** begin Recorded information **

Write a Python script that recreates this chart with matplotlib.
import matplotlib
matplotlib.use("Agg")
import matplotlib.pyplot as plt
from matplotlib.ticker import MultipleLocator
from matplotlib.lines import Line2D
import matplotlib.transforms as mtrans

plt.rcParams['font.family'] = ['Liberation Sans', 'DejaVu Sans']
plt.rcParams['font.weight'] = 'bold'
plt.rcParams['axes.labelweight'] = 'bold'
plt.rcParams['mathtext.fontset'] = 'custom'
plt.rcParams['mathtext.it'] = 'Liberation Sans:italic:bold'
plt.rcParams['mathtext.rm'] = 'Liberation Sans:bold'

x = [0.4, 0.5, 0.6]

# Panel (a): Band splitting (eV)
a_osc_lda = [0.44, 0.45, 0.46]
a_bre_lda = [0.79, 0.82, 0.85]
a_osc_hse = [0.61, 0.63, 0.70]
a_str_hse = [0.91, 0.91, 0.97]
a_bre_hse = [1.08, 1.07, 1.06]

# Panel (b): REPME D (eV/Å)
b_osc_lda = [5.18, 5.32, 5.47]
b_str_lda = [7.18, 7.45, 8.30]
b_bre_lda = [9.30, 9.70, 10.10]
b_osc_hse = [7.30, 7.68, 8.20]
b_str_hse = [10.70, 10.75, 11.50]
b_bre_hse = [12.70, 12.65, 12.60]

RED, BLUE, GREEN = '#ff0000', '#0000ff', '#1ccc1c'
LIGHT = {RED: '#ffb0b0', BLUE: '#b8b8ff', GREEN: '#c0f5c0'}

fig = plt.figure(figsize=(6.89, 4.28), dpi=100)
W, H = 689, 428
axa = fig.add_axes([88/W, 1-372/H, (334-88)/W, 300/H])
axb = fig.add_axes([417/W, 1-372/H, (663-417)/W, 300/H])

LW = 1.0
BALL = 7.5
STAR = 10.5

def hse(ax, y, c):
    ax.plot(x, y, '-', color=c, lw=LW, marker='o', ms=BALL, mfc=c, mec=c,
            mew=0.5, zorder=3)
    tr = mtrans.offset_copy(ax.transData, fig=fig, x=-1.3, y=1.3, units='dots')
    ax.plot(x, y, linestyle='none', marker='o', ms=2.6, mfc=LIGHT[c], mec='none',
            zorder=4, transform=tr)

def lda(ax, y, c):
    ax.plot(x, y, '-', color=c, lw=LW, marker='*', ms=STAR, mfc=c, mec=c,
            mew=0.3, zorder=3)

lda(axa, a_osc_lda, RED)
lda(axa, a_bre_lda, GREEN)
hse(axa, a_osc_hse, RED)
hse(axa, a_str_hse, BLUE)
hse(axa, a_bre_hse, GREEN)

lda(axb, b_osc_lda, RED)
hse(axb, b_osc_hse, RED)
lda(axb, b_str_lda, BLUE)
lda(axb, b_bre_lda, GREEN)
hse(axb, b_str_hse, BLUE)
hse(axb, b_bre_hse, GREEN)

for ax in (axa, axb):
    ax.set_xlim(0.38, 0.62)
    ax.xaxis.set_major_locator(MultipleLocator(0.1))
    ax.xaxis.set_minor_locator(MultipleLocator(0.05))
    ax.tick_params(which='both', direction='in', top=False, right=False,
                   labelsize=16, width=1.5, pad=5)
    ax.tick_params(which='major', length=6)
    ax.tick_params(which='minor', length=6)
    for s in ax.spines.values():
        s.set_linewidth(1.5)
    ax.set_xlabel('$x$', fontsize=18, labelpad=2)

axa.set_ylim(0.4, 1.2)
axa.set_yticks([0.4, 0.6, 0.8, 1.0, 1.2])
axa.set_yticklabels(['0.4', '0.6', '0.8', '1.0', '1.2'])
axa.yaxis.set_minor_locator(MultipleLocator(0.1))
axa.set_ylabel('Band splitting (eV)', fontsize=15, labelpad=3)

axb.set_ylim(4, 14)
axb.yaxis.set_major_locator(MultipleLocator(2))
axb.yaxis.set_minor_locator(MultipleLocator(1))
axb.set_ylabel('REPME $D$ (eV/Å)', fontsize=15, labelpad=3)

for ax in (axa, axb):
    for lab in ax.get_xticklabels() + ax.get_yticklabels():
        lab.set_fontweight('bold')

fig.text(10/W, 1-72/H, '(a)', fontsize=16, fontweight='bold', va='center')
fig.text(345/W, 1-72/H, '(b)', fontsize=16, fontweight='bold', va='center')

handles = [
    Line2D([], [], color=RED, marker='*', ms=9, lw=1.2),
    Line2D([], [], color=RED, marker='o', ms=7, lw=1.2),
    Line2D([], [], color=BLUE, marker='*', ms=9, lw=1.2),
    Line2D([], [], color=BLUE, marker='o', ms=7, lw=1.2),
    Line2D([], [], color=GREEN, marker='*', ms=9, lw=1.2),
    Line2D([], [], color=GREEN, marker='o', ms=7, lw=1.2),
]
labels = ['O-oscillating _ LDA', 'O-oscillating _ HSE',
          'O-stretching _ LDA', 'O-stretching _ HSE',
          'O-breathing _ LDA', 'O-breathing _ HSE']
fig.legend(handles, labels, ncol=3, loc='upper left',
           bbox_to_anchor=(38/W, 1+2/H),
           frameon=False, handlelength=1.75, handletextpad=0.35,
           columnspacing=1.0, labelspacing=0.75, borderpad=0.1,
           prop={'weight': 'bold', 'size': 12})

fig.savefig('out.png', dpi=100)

** end Recorded information **

Written request: From the data above, work out how many lines contain the string "matplotlib" and reply with only the number.

Response: 7